# [THE PROBLEM]
Output the lines exactly, from the one where "Rebuild this chart" appears through the one where "import plotly.graph_objects as go" appears. Images are left out.

# [DATA FOR THIS EXERCISE]
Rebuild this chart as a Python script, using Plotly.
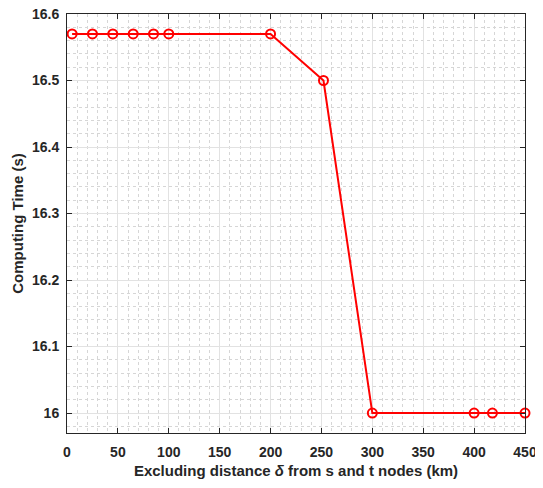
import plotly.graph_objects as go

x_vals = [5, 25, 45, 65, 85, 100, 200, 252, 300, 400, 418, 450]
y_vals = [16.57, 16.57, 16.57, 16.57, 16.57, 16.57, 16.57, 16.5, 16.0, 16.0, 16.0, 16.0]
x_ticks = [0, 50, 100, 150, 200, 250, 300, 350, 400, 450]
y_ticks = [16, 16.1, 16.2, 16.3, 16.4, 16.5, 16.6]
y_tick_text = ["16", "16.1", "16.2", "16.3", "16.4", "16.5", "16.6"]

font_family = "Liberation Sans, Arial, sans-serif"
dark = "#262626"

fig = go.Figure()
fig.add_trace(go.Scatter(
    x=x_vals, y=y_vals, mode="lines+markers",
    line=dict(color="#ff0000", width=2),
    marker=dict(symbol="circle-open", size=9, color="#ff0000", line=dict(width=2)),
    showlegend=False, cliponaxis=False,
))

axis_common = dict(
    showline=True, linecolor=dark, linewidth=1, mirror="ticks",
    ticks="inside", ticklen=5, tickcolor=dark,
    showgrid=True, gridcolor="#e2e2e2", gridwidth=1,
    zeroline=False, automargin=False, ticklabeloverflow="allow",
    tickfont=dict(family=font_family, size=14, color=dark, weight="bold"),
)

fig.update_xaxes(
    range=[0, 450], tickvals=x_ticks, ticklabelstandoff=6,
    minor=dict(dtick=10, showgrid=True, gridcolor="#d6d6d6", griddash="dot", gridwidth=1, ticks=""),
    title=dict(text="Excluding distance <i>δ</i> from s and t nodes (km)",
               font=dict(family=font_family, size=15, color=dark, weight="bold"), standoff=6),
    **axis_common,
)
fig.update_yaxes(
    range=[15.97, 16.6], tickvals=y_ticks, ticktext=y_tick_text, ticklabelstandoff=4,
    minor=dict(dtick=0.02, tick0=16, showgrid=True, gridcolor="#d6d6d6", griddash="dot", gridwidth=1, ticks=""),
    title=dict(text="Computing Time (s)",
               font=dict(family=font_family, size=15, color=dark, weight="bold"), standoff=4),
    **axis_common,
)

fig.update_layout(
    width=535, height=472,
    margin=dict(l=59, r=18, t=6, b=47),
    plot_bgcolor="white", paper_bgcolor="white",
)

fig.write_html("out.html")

* * *

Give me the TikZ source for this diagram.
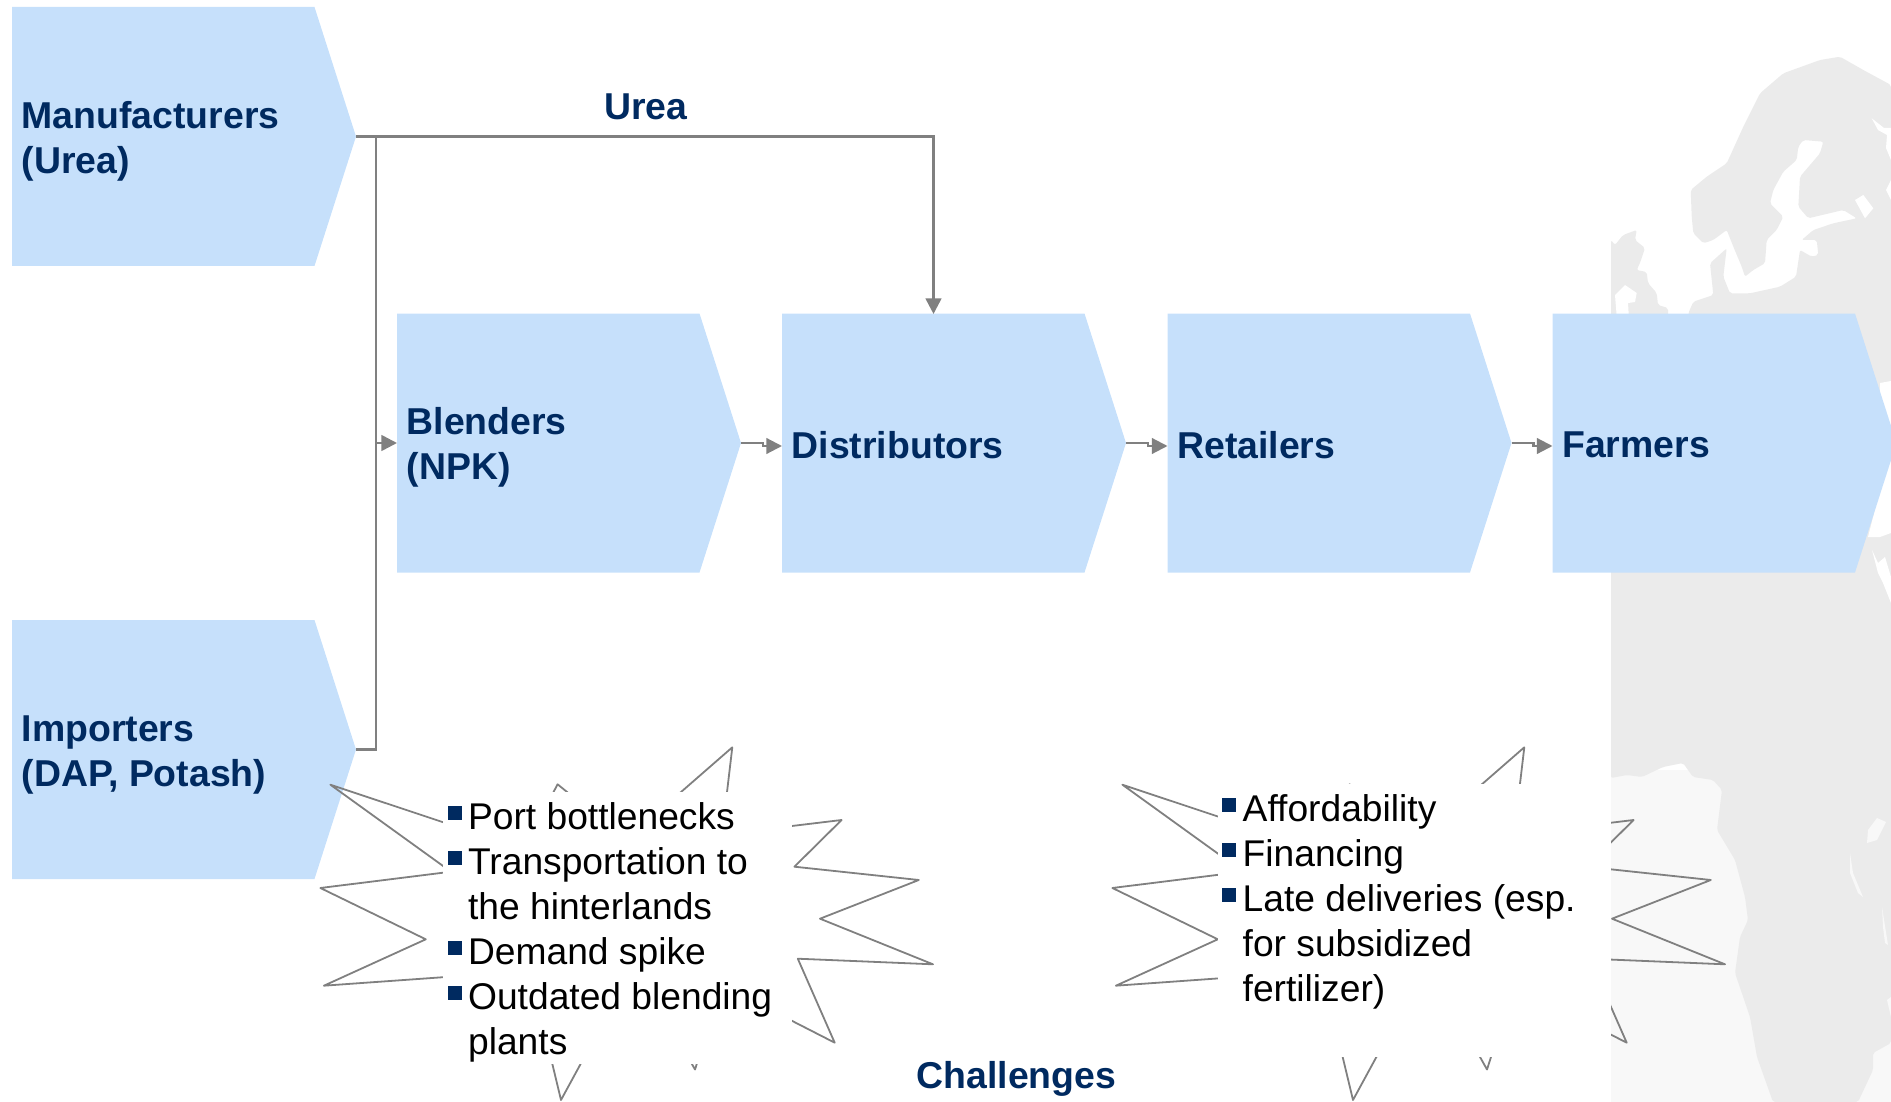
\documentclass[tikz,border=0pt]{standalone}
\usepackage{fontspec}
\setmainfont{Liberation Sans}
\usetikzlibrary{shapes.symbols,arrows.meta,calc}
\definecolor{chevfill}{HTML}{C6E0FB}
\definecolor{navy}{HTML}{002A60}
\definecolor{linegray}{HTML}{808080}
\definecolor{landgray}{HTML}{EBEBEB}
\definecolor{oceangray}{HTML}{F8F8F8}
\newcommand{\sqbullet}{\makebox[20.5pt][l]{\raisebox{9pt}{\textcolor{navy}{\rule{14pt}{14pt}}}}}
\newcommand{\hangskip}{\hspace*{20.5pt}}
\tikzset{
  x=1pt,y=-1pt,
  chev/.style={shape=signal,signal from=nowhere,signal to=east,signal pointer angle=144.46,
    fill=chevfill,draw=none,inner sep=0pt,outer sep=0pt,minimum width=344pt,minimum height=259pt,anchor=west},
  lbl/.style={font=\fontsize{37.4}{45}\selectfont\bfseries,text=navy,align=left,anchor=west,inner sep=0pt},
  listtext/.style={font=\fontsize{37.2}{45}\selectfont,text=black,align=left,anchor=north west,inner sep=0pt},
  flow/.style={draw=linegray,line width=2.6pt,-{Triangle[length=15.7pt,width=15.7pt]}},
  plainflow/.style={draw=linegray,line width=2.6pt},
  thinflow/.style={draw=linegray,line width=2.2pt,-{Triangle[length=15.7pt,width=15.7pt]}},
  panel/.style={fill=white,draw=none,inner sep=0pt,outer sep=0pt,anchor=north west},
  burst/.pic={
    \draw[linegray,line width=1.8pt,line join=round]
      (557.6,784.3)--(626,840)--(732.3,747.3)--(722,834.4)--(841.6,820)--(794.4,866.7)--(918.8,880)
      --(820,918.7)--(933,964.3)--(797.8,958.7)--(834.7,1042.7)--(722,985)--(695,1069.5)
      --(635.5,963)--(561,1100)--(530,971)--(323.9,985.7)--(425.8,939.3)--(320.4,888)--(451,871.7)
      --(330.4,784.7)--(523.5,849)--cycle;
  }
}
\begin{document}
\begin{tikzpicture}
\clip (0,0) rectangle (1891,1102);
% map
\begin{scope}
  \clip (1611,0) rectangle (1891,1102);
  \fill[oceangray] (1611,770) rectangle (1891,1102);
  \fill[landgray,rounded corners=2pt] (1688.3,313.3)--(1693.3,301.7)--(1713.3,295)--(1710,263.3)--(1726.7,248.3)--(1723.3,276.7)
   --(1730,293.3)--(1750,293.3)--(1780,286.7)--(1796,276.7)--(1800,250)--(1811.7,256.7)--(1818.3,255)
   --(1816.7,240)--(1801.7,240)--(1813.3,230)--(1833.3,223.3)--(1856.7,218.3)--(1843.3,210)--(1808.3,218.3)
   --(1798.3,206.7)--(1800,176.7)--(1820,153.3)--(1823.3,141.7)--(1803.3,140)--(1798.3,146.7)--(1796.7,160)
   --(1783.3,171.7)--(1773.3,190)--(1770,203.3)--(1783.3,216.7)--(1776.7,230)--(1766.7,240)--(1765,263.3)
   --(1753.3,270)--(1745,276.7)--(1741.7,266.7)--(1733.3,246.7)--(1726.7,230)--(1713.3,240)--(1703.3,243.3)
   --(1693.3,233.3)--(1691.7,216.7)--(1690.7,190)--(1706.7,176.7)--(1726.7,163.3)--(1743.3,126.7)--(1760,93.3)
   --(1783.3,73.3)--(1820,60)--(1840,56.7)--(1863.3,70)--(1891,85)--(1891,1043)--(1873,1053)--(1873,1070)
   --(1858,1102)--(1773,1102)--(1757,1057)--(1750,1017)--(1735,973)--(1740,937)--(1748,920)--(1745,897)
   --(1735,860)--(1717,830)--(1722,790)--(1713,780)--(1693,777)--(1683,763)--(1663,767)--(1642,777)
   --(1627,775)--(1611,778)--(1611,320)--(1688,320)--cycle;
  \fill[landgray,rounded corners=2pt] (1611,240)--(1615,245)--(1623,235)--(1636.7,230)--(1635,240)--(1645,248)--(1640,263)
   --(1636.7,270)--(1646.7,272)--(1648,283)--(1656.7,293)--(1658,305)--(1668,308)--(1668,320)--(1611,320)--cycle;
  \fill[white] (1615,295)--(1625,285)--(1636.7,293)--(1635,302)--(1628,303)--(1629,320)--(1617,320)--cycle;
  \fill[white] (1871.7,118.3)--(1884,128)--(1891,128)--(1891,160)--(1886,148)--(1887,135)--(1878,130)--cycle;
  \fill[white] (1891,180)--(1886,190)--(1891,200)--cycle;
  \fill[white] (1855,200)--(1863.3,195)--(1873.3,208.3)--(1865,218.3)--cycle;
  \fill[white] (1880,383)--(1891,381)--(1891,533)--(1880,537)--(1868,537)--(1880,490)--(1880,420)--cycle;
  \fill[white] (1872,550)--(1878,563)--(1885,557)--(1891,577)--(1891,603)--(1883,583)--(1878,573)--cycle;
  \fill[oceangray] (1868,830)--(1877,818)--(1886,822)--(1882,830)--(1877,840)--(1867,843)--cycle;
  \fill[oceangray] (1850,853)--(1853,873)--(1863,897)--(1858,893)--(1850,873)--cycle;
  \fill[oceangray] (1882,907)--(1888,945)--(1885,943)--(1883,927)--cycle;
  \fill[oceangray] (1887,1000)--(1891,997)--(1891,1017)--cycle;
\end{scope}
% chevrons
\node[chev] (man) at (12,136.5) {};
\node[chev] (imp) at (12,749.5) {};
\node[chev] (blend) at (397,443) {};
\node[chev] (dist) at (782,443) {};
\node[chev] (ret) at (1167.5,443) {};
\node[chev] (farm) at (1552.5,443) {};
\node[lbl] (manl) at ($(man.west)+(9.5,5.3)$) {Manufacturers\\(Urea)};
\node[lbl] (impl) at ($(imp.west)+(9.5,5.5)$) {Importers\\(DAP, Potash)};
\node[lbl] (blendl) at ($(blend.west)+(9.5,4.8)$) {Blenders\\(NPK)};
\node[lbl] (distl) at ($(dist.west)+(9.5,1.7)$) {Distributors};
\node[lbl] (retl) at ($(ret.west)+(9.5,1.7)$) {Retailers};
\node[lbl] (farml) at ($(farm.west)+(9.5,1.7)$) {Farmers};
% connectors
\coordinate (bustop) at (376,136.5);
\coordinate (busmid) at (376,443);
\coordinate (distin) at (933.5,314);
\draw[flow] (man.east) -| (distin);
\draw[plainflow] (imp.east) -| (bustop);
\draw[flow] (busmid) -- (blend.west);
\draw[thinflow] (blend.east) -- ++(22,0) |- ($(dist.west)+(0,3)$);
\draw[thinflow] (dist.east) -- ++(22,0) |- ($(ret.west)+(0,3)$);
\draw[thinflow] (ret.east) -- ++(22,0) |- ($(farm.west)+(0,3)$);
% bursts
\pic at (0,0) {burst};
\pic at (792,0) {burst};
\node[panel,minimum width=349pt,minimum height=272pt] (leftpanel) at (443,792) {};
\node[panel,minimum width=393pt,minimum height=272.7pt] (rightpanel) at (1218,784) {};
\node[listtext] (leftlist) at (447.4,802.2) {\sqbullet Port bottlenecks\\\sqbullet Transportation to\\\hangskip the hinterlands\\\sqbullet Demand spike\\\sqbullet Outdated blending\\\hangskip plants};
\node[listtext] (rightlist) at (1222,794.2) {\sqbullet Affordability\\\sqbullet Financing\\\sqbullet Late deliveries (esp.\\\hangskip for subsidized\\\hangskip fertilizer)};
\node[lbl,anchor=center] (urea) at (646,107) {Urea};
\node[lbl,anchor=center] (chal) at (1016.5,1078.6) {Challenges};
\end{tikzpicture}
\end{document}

# [REPLY TO THE TASK]
Rebuild this chart as a Python script, using Plotly.
import plotly.graph_objects as go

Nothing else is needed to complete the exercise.